The students did not get the same boost when they received bursts of the fragrance before falling asleep, and their improvements were not a result of practice, the study found.
Previous research has shown that regions of the cortex, the thinking and planning part of the brain, communicate during deep sleep with a sliver of tissue deeper in the brain called the hippocampus, which records each day’s memories. What is most likely happening, the study’s authors argue, is that the cortex is reactivating the same set of neurons that fired when a particular fact was noticed or learned. The hippocampus then encodes that firing sequence back in the cortex, consolidating the memory.
“We would expect spontaneous reactivation driven by the slow-wave sleep, but by presenting the rose odor cues we intensified this activation and enhanced the transfer of these memories into the neocortex,” said Dr. Jan Born, a neuroscientist at Lübeck and an author of the study. His co-authors were Bjorn Rasch, Christian Büchel and Steffen Gais.
Olfactory sensing pathways in the brain lead more directly to the hippocampus than visual and auditory ones. That may be why smells can be linked so closely to memory, and may revive forgotten joys, humiliations and other remembrances of things past.
To check their reasoning, the researchers took M.R.I. images of some of the students’ brains during their rose-scented slumber. As predicted, regions of the cortex became noticeably more active, as did the hippocampus.
The findings suggest that distinct sleep states may be specialized to integrate different kinds of information. The researchers found, for example, that the rose scent did not enhance memories of a learned, finger-tapping sequence — a rhythmic memory that does not appear to be consolidated by the hippocampus.

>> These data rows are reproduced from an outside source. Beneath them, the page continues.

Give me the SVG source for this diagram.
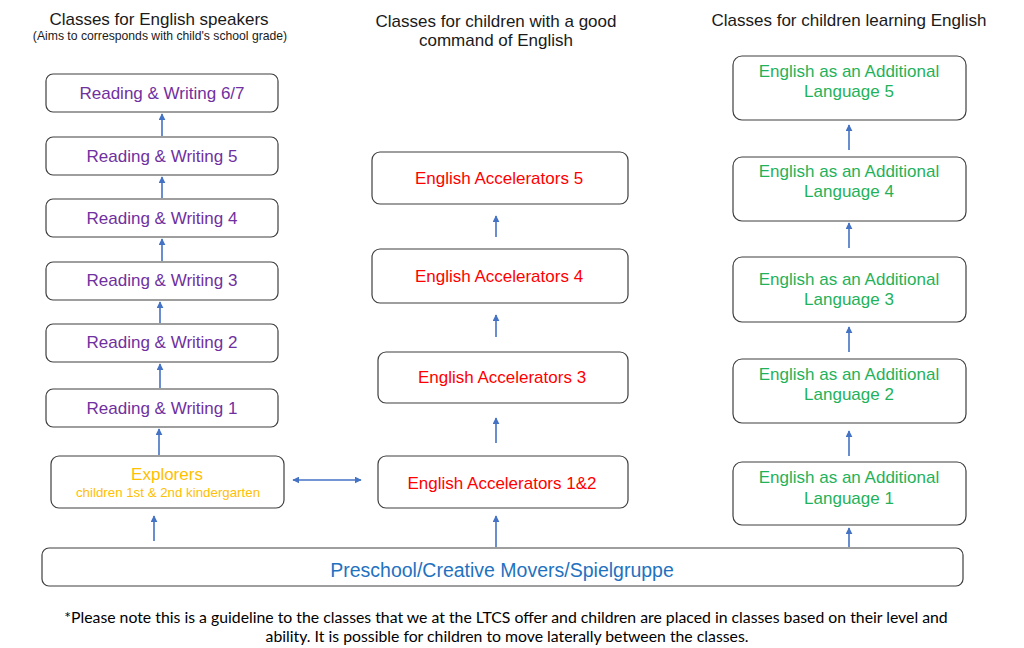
<svg xmlns="http://www.w3.org/2000/svg" width="1024" height="648" viewBox="0 0 1024 648">
<defs>
<marker id="ah" viewBox="0 0 10 10" refX="9" refY="5" markerWidth="7" markerHeight="7" markerUnits="userSpaceOnUse" orient="auto-start-reverse">
<path d="M0,0 L10,5 L0,10 z" fill="#4472C4"/>
</marker>
<style>
.box{fill:#fff;stroke:#3f3f3f;stroke-width:1.2}
.t{font-family:"Liberation Sans",Arial,sans-serif;text-anchor:middle}
.h{font-size:17px;fill:#1a1a1a}
.rw{font-size:17px;fill:#7030A0}
.ea{font-size:17px;fill:#FF0000}
.eal{font-size:17px;fill:#1FB25A}
.ex{fill:#FFC000}
.pre{font-size:19.5px;fill:#1F72C0}
.c{stroke:#4472C4;stroke-width:1.6;fill:none;marker-end:url(#ah)}
.note{font-family:Lato,"Open Sans",sans-serif;font-size:15.8px;fill:#000;text-anchor:middle}
</style>
</defs>
<rect width="1024" height="648" fill="#fff"/>
<g id="headers">
<text class="t h" x="159" y="25">Classes for English speakers</text>
<text class="t" x="160" y="40" font-size="12.2" fill="#1a1a1a">(Aims to corresponds with child's school grade)</text>
<text class="t h" x="496" y="27">Classes for children with a good</text>
<text class="t h" x="496" y="46">command of English</text>
<text class="t h" x="849" y="26">Classes for children learning English</text>
</g>
<g id="connectors">
<line class="c" x1="162" y1="136" x2="162" y2="114"/>
<line class="c" x1="162" y1="198" x2="162" y2="177"/>
<line class="c" x1="162" y1="261" x2="162" y2="239"/>
<line class="c" x1="160" y1="323" x2="160" y2="302"/>
<line class="c" x1="160" y1="388" x2="160" y2="364"/>
<line class="c" x1="159" y1="455" x2="159" y2="429"/>
<line class="c" x1="154" y1="541" x2="154" y2="516"/>
<line class="c" x1="293" y1="480" x2="361" y2="480" style="marker-start:url(#ah)"/>
<line class="c" x1="496" y1="237" x2="496" y2="216"/>
<line class="c" x1="496" y1="337" x2="496" y2="315"/>
<line class="c" x1="496" y1="443" x2="496" y2="418"/>
<line class="c" x1="496" y1="547" x2="496" y2="516"/>
<line class="c" x1="849" y1="150" x2="849" y2="125"/>
<line class="c" x1="849" y1="248" x2="849" y2="223"/>
<line class="c" x1="849" y1="352" x2="849" y2="327"/>
<line class="c" x1="849" y1="456" x2="849" y2="431"/>
<line class="c" x1="849" y1="547" x2="849" y2="528"/>
</g>
<g id="rw67"><rect class="box" x="46" y="74" width="232" height="38" rx="7"/><text class="t rw" x="162" y="99">Reading &amp; Writing 6/7</text></g>
<g id="rw5"><rect class="box" x="46" y="137" width="232" height="38" rx="7"/><text class="t rw" x="162" y="162">Reading &amp; Writing 5</text></g>
<g id="rw4"><rect class="box" x="46" y="199" width="232" height="38" rx="7"/><text class="t rw" x="162" y="224">Reading &amp; Writing 4</text></g>
<g id="rw3"><rect class="box" x="46" y="262" width="232" height="38" rx="7"/><text class="t rw" x="162" y="286">Reading &amp; Writing 3</text></g>
<g id="rw2"><rect class="box" x="46" y="324" width="232" height="38" rx="7"/><text class="t rw" x="162" y="348">Reading &amp; Writing 2</text></g>
<g id="rw1"><rect class="box" x="46" y="389" width="232" height="38" rx="7"/><text class="t rw" x="162" y="414">Reading &amp; Writing 1</text></g>
<g id="explorers"><rect class="box" x="51" y="456" width="233" height="52" rx="8"/><text class="t ex" x="167" y="480" font-size="17">Explorers</text><text class="t ex" x="168" y="497" font-size="13.3">children 1st &amp; 2nd kindergarten</text></g>
<g id="ea5"><rect class="box" x="372" y="152" width="256" height="52" rx="8"/><text class="t ea" x="499" y="184">English Accelerators 5</text></g>
<g id="ea4"><rect class="box" x="372" y="249" width="256" height="54" rx="8"/><text class="t ea" x="499" y="282">English Accelerators 4</text></g>
<g id="ea3"><rect class="box" x="378" y="352" width="250" height="51" rx="8"/><text class="t ea" x="502" y="383">English Accelerators 3</text></g>
<g id="ea12"><rect class="box" x="378" y="456" width="250" height="52" rx="8"/><text class="t ea" x="502" y="489">English Accelerators 1&amp;2</text></g>
<g id="eal5"><rect class="box" x="733" y="56" width="233" height="64" rx="9"/><text class="t eal" x="849" y="77">English as an Additional</text><text class="t eal" x="849" y="97">Language 5</text></g>
<g id="eal4"><rect class="box" x="733" y="157" width="233" height="64" rx="9"/><text class="t eal" x="849" y="177">English as an Additional</text><text class="t eal" x="849" y="197">Language 4</text></g>
<g id="eal3"><rect class="box" x="733" y="257" width="233" height="65" rx="9"/><text class="t eal" x="849" y="285">English as an Additional</text><text class="t eal" x="849" y="305">Language 3</text></g>
<g id="eal2"><rect class="box" x="733" y="359" width="233" height="64" rx="9"/><text class="t eal" x="849" y="380">English as an Additional</text><text class="t eal" x="849" y="400">Language 2</text></g>
<g id="eal1"><rect class="box" x="733" y="462" width="233" height="63" rx="9"/><text class="t eal" x="849" y="483">English as an Additional</text><text class="t eal" x="849" y="504">Language 1</text></g>
<g id="preschool"><rect class="box" x="42" y="548" width="921" height="38" rx="7"/><text class="t pre" x="502" y="577">Preschool/Creative Movers/Spielgruppe</text></g>
<g id="note">
<text class="note" x="506" y="623">*Please note this is a guideline to the classes that we at the LTCS offer and children are placed in classes based on their level and</text>
<text class="note" x="507" y="642">ability. It is possible for children to move laterally between the classes.</text>
</g>
</svg>
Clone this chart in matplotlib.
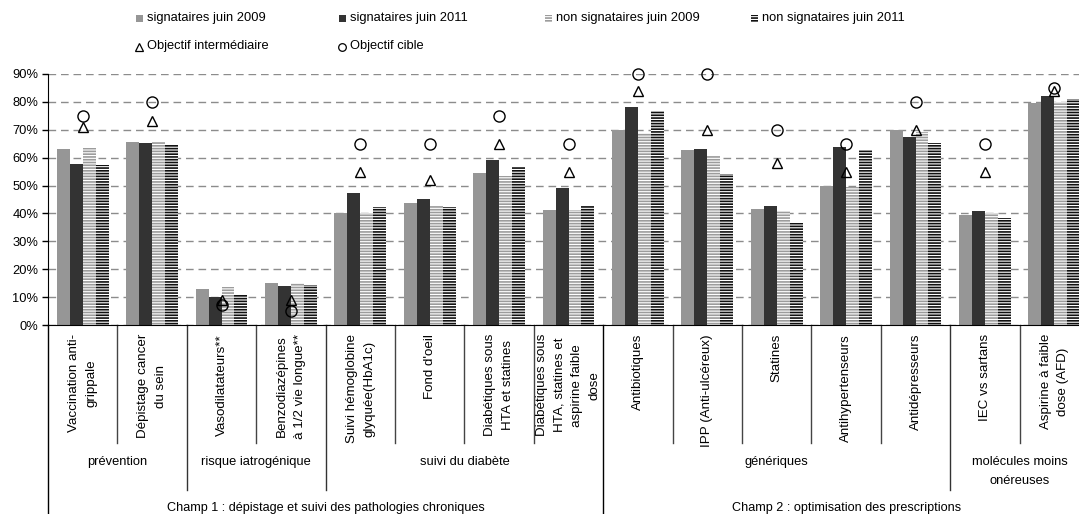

Likewise, rose fragrance during R.E.M. sleep made no difference to the students’ scores. It may be that the hues, horrors and hilarity of dreams during R.E.M. reflect the brain’s efforts to digest and integrate emotional, rather than factual, memories, Dr. Stickgold said.
“Extracting patterns and rules and what we call the gist of a memory might turn out to be antithetical to the process of nailing down the facts themselves,” Dr. Stickgold said. “So, for instance, you might use R.E.M. to integrate one, and slow-wave sleep for the other.”
The new findings do not close the book on how memories are formed and consolidated during sleep. Other scientists have found evidence that rather than reactivation, the brain’s slow-wave state induces an overall weakening of neuron-to-neuron signaling, making recently recorded memories look bolder by reducing the background neural “noise.” And it may be, Dr. Born said, that both processes are occurring during sleep: a pruning away of the noise of the day’s irrelevant observations, and a replaying of its important ones.
Either way, the researchers said, the new findings are likely to prompt some creative thinking on the part of students facing the terror of final exams. The German research group has preliminary evidence that acrid smells might be even better in enhancing memory.
“We use an apparatus to sense the onset of slow-wave sleep and deliver the odor” in short, alternating bursts, Dr. Born said, adding, “I suppose for some students it would not be too difficult to develop something like this.”